Aim: Using the entries that follow, collect the lines where the word "with" appears.

Input for this task:
----

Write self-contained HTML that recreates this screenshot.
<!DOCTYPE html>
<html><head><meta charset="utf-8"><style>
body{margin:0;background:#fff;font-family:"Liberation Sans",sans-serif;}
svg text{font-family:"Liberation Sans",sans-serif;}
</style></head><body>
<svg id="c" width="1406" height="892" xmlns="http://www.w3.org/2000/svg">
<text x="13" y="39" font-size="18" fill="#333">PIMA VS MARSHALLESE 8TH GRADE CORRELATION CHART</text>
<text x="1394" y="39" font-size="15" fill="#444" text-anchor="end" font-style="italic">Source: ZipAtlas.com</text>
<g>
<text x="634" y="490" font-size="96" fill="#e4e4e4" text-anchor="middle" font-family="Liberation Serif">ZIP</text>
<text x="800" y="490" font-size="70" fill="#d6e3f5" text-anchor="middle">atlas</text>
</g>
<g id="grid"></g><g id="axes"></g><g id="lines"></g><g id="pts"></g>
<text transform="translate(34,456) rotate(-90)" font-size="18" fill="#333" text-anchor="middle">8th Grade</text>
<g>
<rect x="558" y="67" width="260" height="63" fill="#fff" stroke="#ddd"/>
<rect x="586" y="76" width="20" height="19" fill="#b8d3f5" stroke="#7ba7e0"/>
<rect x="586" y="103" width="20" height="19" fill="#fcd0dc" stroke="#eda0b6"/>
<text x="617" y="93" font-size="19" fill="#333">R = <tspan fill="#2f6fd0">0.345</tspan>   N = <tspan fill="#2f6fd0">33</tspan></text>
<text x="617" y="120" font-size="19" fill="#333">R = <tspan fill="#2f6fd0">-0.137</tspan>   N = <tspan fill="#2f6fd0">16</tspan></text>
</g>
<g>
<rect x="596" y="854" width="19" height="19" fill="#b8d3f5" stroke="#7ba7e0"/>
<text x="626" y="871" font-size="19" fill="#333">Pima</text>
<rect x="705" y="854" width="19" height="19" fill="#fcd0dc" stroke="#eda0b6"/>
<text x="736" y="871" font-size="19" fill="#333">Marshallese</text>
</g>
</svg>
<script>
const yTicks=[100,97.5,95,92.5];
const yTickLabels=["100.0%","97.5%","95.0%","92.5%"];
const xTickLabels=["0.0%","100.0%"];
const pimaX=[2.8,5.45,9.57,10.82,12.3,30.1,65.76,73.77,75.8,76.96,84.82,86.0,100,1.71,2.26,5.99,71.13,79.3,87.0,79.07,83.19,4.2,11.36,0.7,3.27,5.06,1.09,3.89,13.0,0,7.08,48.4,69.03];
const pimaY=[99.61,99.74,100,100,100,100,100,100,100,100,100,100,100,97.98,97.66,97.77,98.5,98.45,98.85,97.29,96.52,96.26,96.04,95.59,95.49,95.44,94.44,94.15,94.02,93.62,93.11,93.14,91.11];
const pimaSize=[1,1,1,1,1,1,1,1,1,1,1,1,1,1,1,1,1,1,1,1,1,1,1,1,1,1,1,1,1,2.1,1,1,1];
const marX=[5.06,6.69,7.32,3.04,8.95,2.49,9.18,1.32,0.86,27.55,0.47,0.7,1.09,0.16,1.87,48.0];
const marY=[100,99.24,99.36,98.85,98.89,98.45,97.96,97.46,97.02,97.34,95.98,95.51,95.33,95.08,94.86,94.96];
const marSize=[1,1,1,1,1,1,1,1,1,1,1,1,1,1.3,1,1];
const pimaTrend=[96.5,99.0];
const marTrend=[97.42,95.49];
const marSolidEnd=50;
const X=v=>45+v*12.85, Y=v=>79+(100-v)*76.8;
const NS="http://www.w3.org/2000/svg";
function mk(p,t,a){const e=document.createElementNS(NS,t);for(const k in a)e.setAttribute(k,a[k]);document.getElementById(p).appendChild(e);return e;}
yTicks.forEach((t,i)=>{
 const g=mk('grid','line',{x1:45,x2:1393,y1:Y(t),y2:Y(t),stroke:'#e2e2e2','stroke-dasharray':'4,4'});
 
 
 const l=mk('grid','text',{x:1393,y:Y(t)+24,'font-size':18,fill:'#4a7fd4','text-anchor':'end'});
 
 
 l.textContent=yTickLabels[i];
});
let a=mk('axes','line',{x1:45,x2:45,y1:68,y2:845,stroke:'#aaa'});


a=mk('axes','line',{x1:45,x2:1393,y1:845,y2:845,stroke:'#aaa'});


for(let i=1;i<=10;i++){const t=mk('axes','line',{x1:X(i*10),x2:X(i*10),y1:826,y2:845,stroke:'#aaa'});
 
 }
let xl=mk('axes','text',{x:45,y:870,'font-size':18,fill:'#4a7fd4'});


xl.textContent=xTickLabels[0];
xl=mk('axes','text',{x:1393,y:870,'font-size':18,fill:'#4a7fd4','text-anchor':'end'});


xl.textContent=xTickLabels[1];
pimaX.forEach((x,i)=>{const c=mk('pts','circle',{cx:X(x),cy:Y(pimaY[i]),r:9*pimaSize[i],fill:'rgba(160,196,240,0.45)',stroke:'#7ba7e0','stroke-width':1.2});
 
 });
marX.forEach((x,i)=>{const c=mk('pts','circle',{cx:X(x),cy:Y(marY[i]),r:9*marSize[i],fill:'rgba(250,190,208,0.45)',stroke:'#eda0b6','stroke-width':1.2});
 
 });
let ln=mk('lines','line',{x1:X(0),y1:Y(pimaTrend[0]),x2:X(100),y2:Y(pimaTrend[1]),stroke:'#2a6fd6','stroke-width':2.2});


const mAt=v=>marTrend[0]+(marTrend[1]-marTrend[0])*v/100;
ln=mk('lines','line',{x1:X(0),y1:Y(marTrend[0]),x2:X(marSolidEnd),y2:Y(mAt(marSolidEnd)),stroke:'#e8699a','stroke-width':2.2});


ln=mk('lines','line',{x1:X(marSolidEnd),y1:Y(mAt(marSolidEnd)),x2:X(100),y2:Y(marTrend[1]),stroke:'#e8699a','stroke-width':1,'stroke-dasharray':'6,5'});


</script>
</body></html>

----

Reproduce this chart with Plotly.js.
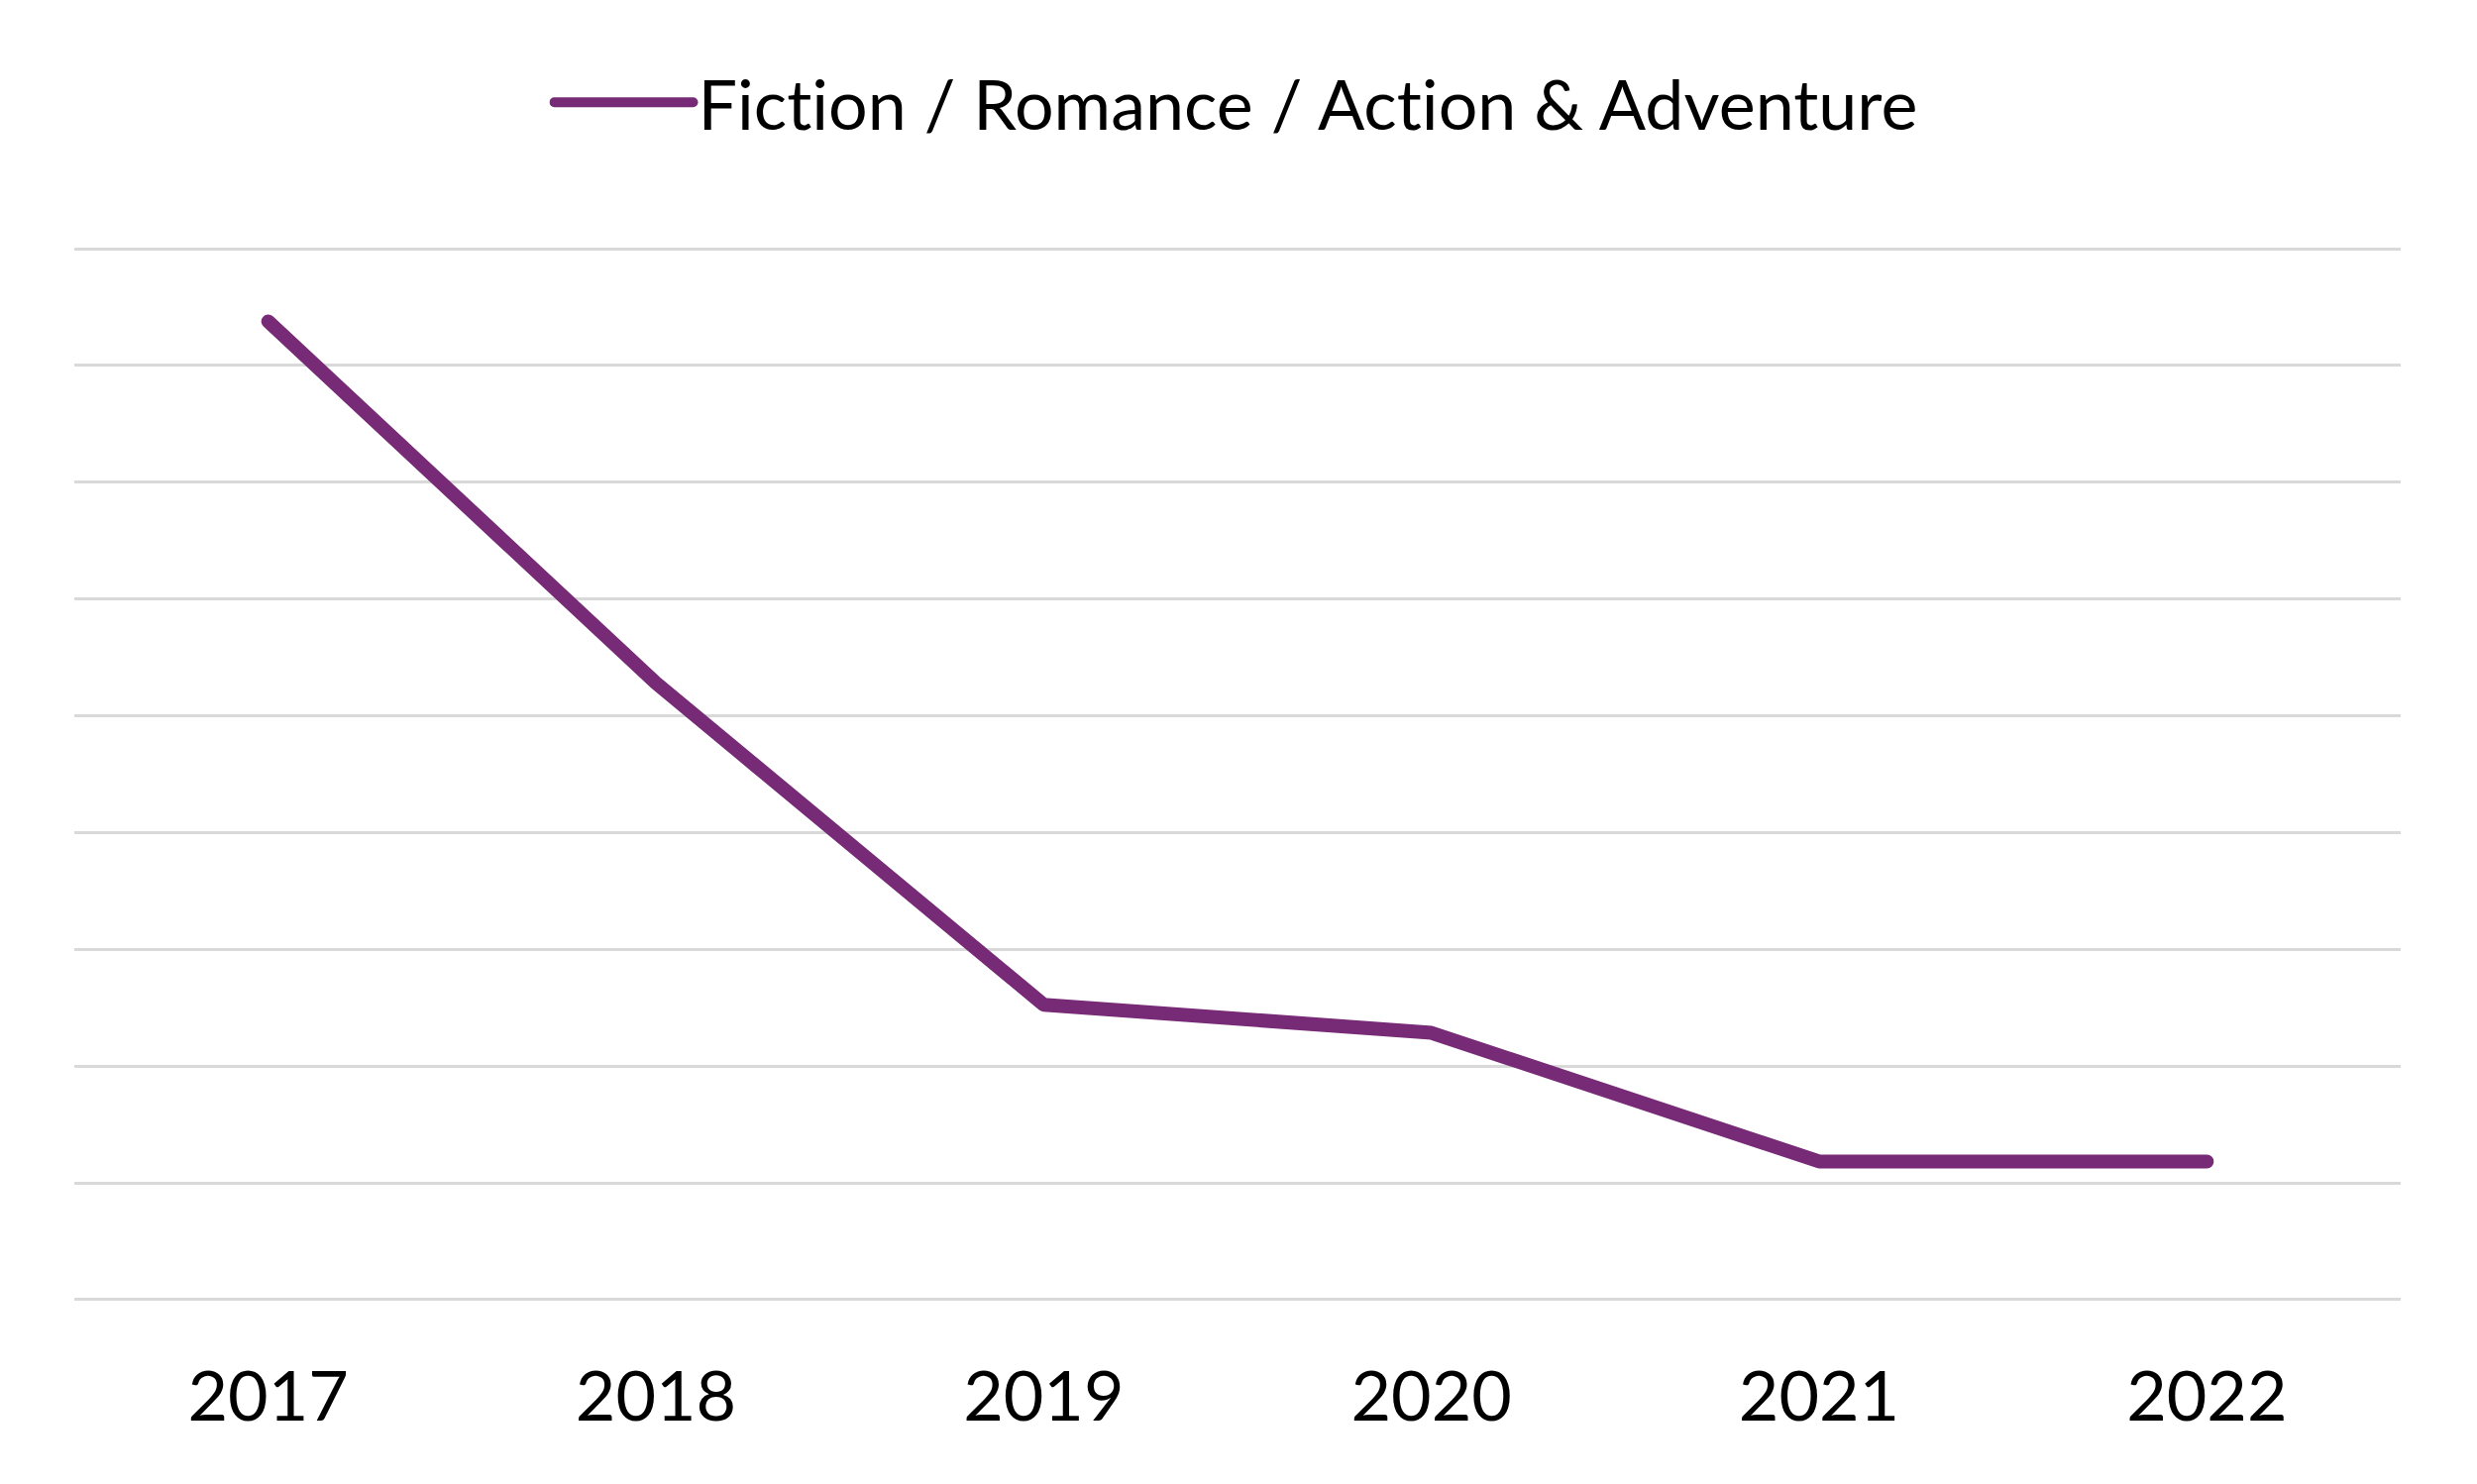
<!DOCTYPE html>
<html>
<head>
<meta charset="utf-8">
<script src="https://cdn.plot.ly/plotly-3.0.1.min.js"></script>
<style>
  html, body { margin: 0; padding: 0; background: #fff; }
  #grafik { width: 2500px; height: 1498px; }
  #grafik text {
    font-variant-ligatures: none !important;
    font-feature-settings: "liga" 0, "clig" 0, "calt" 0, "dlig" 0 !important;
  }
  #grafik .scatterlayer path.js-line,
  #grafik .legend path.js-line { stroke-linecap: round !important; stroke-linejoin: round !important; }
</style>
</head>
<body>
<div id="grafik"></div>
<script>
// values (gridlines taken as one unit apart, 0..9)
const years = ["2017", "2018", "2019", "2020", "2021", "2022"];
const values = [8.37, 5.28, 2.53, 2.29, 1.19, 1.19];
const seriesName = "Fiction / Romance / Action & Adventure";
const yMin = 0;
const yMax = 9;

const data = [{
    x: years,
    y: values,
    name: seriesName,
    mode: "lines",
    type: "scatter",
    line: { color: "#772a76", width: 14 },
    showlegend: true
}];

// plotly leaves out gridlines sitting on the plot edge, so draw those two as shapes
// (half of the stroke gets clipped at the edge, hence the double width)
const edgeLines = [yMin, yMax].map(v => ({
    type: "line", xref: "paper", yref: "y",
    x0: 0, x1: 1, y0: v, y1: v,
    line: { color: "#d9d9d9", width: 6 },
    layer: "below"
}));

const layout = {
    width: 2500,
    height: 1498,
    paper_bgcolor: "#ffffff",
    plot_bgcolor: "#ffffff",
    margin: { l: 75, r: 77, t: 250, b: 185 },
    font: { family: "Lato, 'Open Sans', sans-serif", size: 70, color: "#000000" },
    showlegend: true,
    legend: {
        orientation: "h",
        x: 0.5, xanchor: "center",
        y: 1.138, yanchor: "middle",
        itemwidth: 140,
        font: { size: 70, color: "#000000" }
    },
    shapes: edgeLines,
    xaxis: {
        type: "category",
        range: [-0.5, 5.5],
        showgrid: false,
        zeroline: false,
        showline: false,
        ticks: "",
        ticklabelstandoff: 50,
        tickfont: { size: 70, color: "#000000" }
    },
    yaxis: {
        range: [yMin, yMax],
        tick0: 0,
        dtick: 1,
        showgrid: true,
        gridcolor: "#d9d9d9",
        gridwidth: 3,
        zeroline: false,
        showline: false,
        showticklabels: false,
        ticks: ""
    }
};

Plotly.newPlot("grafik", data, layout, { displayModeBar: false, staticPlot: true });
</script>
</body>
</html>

----

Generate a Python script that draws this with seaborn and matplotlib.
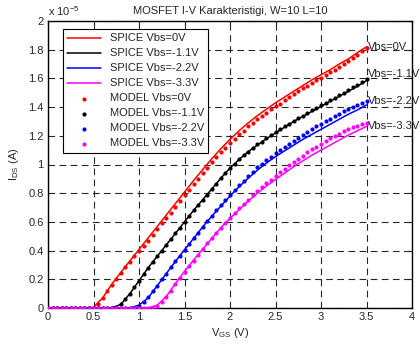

----

Answer to the task:
Reproduce this chart with Plotly.js.
Generate a Python script that draws this with seaborn and matplotlib.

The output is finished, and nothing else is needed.